Three-Level Pipeline
A three-level instruction pipeline includes three parts: instruction fetching, decoding, and execution. Instruction fetching and decoding can be completed in one cycle. However, the execution unit completes a large amount of work, including read/write operations on operand-related registers and memory, ALU operations, and data transmission between related components. As a result, the execution unit may need to occupy multiple clock cycles, which blocks execution of other instructions on the pipeline and becomes a performance bottleneck of the system.
From T1, one instruction is executed in each cycle, that is, IPC=1. This is the most efficient instruction execution mode. However, not all instructions are single-cycle instructions. For example, the LDR instruction for accessing the memory is a non-single-cycle instruction. This instruction interrupts the execution of the pipeline, as shown in Figure 2.
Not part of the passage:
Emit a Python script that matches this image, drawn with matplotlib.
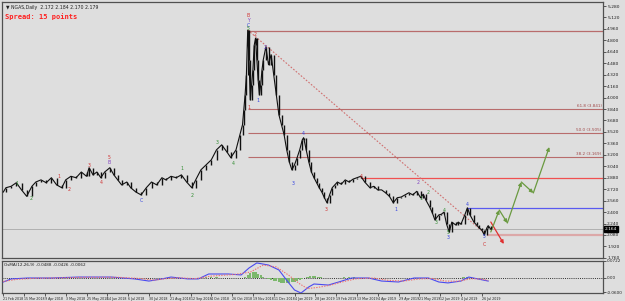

The LDR instruction is used to load data from the memory to a register. The execution of this instruction occupies three cycles from T3 to T5. At T3, the signal control cable is occupied to calculate the address of the memory. However, the decoding process also needs the cable. Therefore, at T3, the decoding operation of the first ADD cannot be performed, and the instruction fetch operation of the second ADD is not affected. At T4, the LDR instruction is accessing the memory, and the signal control cable is released. Therefore, the decoding operation of the first ADD is performed, and the decoding operation of the second ADD cannot be performed in this cycle. Because the von Neumann architecture is used, data and instructions share the same memory, and instructions cannot be read when the memory is accessed. Therefore, the instruction fetch operation of the MOV instruction is interrupted. At T5, data is fetched from the memory and stored in the register of the CPU. This operation occupies the execution unit. The first ADD instruction is interrupted, and the second ADD instruction enters the decoder for decoding. The instruction fetch operation of the MOV instruction is also performed.
Only one instruction is executed in the three cycles from T3 to T5. In general, six instructions are executed in eight cycles from T1 to T8, that is, IPC=0.75. According to the preceding instruction execution process, the multi-cycle LDR instruction occupies three clock cycles in the execution phase. As a result, the execution of subsequent instructions is blocked and the pipeline efficiency is hindered.